Hello, I'm a new fish parent. Right now I have a 3 gallon with a betta, African Dwarf frog, and I recently added a mystery snail to my aquarium. 

They are all very small, so they follow the 1 inch of fish per gallon rule.

My snail is really cute, but he poops A LOT. During my weekly water changes, I feel like there is a mountain of snail poo. I, of course, want to take care of him, but is there anyway to get him to poop less? Is it because I'm over feeding him? Right now I'm feeding him one sinking wafer everyday. (I'm also feeding my betta betta food and my frog frog food).

Thank you


----------



## vreugy (May 1, 2013)

A three gallon is to small for even a Betta. Should be at least a five. Being such a small tank, the "snail poop" will show up faster. I know nothing about the ADF. You are probably overfeeding a little too. What are your water readings? You should be doing at least weekly water changes in that small a tank. At least 50% with a bit of gravel vacuum too. Like I said, I know nothing about ADF's. Don't know if they are compatible with the Betta. Snail should be ok with both. 

Sorry I can't help more.

have a blessed day


----------



## sharkie (Aug 7, 2013)

A 3 gallon is to small? Do you even know what a Betta is? And what does compatibility have to do with my question? -_- And I said I do weekly water changes.


----------



## coralbandit (Jul 29, 2012)

The inch per gallon rule is older than me*old dude!
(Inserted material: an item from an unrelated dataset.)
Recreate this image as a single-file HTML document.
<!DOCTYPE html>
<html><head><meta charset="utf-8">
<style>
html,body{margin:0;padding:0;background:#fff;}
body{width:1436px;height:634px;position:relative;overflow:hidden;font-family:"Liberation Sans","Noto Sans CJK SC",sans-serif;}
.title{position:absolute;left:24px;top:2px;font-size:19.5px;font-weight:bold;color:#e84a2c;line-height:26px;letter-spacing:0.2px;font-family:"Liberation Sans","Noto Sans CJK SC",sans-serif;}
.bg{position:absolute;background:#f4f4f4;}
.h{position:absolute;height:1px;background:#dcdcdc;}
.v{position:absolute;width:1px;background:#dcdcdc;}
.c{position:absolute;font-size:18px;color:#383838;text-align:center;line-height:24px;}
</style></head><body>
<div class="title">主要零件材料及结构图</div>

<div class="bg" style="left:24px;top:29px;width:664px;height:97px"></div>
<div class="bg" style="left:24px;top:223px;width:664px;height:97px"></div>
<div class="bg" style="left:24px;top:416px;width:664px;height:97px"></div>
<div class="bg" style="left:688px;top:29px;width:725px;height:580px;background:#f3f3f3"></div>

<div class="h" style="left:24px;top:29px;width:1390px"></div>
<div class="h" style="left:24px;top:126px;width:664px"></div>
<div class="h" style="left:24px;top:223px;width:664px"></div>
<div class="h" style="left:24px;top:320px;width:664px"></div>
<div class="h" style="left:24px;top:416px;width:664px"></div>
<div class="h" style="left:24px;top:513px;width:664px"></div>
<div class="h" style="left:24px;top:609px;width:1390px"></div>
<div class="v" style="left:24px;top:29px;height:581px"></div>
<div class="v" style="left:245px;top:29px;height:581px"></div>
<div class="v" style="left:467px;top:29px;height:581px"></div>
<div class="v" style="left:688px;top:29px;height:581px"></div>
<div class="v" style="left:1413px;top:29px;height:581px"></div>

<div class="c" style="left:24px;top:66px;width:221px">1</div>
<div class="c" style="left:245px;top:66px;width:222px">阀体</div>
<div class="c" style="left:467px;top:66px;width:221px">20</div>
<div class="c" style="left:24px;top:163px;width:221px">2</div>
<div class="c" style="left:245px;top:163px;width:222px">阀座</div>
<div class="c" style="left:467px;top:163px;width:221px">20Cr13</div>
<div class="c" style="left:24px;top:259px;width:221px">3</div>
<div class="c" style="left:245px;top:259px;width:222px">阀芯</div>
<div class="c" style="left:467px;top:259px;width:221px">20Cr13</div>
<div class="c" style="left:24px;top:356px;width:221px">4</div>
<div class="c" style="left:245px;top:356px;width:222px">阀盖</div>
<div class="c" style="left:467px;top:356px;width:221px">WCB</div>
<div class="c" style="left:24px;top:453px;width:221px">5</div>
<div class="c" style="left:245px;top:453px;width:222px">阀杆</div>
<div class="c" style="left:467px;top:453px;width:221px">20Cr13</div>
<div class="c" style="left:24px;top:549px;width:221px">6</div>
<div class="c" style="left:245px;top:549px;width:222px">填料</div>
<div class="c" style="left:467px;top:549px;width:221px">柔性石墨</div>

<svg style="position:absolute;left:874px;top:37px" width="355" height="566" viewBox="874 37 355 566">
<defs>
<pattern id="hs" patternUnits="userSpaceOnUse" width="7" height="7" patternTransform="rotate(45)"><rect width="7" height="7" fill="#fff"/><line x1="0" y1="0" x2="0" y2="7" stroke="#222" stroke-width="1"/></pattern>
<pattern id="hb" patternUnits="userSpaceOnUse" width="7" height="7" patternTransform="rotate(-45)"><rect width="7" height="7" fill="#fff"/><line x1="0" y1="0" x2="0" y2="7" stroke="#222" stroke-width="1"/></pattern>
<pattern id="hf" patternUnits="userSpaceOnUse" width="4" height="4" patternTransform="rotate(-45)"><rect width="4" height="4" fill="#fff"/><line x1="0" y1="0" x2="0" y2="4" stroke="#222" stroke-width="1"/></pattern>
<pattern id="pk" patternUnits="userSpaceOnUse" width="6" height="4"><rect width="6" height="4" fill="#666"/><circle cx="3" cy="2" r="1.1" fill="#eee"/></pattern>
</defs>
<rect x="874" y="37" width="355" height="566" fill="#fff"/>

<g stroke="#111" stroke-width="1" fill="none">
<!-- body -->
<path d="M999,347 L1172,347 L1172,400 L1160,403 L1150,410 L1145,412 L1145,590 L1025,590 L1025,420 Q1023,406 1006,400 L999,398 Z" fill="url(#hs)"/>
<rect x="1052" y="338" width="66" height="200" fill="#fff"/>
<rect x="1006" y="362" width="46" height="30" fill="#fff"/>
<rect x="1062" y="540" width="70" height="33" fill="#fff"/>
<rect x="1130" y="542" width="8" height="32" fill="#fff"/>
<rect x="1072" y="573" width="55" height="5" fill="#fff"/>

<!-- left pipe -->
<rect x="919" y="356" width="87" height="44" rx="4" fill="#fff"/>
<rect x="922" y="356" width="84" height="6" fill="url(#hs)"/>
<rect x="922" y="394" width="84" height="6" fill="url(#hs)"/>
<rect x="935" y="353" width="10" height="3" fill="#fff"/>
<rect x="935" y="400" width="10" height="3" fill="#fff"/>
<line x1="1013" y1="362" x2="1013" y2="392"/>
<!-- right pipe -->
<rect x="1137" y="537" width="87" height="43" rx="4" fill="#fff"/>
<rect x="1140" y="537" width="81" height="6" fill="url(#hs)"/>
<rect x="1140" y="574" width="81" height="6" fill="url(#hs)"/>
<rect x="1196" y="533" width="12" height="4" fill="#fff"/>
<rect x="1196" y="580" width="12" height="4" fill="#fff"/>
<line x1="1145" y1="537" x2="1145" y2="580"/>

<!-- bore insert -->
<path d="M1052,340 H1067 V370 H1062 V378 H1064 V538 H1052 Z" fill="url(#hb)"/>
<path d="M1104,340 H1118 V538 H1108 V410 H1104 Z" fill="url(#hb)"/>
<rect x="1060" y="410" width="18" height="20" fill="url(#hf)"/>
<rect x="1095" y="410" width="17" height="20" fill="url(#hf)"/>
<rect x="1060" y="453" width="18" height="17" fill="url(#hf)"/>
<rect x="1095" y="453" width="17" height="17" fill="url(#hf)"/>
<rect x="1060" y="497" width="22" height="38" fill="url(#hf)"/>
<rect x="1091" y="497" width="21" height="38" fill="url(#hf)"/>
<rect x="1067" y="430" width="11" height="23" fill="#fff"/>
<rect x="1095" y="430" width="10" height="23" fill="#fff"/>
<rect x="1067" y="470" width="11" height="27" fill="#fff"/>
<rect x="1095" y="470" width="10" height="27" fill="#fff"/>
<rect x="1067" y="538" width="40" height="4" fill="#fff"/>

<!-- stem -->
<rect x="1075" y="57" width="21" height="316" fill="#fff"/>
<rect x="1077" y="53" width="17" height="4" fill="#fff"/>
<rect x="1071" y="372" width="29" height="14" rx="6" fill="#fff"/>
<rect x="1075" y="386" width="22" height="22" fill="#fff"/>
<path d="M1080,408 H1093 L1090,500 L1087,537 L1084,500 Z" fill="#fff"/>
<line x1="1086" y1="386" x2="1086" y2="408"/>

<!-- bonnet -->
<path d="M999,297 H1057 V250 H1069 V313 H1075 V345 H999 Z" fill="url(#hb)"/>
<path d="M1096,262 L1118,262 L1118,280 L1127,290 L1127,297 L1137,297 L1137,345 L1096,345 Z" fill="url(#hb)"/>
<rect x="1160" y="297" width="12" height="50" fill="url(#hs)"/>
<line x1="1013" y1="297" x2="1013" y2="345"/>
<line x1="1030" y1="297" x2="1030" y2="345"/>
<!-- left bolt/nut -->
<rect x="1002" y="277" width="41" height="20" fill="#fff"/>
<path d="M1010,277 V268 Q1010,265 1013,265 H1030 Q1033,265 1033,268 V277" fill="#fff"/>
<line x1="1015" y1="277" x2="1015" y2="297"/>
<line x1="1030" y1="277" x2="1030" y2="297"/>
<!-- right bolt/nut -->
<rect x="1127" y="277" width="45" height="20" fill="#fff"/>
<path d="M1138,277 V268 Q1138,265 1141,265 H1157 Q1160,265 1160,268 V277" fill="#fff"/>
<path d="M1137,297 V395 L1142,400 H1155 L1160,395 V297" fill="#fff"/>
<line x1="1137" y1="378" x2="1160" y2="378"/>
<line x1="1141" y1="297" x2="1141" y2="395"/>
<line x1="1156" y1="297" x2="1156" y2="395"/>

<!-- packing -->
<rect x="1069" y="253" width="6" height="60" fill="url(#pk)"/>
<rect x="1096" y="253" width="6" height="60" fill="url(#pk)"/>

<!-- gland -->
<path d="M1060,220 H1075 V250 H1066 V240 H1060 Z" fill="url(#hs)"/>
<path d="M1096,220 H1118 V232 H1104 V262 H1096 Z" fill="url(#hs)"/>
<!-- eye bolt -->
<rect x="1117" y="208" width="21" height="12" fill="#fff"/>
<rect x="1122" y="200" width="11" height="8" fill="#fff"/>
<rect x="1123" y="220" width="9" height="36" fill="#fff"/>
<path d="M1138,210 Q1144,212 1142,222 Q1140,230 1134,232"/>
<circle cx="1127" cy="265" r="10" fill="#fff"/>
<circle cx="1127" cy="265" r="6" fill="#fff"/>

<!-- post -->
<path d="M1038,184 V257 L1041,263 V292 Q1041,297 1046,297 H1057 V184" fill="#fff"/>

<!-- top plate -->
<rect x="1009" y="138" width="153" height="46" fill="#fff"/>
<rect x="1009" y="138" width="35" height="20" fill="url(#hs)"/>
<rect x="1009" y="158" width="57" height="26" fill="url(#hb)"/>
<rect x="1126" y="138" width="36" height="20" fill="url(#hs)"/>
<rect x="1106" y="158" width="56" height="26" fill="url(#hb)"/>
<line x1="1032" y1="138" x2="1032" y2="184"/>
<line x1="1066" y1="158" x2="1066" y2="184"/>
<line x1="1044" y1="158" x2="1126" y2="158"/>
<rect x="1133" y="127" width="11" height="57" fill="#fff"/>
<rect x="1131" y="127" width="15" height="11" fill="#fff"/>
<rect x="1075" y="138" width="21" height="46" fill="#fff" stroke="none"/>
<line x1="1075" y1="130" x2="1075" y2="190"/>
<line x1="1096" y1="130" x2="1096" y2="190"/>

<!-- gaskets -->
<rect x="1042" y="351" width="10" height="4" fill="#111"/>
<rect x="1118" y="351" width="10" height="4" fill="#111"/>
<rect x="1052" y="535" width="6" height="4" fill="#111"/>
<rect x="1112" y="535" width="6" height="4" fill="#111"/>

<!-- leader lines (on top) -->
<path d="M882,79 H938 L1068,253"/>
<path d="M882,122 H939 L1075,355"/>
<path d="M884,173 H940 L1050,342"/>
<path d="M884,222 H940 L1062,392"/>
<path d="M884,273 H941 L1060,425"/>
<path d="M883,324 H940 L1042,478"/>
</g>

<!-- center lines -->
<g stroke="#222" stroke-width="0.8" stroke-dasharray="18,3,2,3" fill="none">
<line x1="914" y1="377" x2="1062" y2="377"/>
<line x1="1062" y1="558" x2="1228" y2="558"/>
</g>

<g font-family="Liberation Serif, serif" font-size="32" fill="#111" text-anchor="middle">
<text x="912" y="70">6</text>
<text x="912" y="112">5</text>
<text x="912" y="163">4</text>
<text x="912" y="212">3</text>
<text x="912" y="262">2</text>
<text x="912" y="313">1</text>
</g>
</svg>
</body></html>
And not very accurate.
Most here like to keep bettas in at least a 5 gl with a filter and HEATER.He will be much happier and active.
Compatability has as much to do with fish keeping as water criteria.
Frogs don't see to well so odds are he causes some stress to the betta.Finds food by scent!
Up your water changes so you don't see poop build up and consider upgrading to a 5gl for the betta.
Welcome!


----------



## snowghost45 (May 13, 2013)

Not sure about the Beta food, never have seen it. I've had ADF and I fed them fish food along with my fish, not an extra dose or anything and once a week bloodworms. The only snails I've had are unwanted ones and have never seen them poop. Any luck looking online about it?


----------



## chrisb01 (Apr 4, 2010)

Are you finding bits of un-eatten waffles?

I think you are feeding a little too much. Cut the waffle into four or five pieces, and feed one piece. Frogs can eat Betta food, and Bettas can eat Frog food, so just feed one or the other; you know sort of: today this one, tomorrow that one...
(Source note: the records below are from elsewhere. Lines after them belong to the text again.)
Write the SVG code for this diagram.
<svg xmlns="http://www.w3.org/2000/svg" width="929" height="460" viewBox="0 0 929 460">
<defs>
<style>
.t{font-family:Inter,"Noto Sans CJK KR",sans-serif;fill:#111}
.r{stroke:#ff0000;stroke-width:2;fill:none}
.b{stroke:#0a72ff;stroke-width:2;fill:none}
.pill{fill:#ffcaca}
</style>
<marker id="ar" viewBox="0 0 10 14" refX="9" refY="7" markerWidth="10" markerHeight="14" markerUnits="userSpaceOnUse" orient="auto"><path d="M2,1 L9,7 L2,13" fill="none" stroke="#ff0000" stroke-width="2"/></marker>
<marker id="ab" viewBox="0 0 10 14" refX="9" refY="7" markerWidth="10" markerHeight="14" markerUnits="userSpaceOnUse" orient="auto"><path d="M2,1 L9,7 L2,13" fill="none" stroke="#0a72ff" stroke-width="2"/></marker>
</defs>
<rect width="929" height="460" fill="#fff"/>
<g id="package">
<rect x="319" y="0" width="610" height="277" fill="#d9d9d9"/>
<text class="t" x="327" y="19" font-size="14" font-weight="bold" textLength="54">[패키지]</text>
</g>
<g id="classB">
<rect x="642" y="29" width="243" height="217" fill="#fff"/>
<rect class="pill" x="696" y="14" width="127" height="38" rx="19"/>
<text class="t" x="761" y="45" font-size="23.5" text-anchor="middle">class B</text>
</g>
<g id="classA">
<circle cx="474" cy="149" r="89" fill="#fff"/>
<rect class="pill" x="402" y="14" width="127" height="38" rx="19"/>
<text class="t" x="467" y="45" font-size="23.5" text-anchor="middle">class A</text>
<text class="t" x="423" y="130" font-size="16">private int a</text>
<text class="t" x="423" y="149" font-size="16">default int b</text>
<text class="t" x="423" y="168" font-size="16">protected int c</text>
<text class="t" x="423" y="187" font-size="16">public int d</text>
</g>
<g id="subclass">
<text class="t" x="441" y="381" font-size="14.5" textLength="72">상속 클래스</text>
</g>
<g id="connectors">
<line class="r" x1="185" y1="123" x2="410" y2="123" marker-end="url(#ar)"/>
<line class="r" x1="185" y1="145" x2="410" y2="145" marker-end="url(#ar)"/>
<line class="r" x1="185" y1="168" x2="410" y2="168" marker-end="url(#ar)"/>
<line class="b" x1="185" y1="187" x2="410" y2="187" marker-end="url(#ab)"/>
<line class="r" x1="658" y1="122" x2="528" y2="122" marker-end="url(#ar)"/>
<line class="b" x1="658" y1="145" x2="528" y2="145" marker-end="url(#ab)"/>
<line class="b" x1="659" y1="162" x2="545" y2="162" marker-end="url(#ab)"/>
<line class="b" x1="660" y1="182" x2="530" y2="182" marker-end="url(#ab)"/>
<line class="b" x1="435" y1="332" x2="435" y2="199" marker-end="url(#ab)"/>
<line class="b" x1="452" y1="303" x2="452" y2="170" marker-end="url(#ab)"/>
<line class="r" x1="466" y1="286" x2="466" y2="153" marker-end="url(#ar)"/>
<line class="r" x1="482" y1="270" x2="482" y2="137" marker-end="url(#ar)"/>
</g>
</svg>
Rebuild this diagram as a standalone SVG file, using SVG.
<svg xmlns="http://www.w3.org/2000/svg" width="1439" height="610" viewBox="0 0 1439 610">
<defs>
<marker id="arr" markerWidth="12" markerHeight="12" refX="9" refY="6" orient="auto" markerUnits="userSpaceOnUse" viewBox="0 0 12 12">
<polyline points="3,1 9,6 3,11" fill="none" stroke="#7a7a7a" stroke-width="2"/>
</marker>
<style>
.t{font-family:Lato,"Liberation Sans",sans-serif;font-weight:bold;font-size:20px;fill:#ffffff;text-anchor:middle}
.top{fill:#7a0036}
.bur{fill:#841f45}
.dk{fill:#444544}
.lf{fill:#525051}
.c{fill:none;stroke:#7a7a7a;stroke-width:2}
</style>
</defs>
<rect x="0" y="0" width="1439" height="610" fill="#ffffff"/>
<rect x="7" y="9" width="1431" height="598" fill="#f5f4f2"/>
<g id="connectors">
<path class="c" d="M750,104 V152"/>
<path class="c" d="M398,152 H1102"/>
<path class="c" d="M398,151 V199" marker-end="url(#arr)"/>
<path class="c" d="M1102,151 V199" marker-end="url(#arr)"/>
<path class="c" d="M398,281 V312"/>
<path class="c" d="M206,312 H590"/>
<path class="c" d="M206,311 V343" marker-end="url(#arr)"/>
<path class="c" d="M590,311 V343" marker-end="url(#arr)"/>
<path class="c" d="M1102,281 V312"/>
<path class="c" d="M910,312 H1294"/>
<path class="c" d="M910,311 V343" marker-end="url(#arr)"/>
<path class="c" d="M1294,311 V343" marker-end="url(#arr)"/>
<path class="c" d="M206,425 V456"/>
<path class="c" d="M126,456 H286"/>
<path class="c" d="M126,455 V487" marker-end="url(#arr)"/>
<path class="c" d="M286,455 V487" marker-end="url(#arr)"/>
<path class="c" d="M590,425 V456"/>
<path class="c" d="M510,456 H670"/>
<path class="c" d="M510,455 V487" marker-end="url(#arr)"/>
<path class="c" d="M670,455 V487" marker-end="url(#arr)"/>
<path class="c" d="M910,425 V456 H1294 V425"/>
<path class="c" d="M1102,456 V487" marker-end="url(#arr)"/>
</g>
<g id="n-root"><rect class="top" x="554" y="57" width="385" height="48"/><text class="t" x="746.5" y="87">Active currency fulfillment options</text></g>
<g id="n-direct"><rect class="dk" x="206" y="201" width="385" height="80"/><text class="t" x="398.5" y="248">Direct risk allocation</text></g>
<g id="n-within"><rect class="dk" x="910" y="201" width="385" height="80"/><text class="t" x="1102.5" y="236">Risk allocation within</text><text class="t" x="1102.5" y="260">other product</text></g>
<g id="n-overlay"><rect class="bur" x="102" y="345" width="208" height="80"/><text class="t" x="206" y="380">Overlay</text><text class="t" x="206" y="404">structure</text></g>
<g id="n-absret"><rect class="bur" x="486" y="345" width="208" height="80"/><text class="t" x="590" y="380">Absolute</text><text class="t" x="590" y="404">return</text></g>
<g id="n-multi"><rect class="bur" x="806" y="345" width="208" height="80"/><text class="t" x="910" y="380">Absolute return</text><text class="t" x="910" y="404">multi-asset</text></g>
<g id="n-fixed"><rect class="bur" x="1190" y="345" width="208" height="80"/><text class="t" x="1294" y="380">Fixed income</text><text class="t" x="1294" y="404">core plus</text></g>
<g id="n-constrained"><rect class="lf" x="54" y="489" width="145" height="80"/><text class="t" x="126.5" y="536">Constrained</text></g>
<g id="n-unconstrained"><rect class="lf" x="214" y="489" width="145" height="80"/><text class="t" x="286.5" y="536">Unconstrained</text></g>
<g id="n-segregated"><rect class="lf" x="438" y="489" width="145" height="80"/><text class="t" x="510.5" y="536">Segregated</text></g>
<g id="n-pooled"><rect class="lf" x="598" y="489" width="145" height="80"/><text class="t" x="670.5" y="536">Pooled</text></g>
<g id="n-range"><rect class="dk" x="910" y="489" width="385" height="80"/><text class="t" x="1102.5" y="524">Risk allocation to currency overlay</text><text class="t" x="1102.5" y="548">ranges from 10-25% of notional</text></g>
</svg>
A lot of the time, if you think you are feeding too much, you probably are.


----------



## vreugy (May 1, 2013)

I was breeding show Bettas before you were even thought of. Compatibility means a lot to the fish, just like good neighbors. I was only trying to help you a little. From now on, I will let the others try to help you.

have a blessed day


----------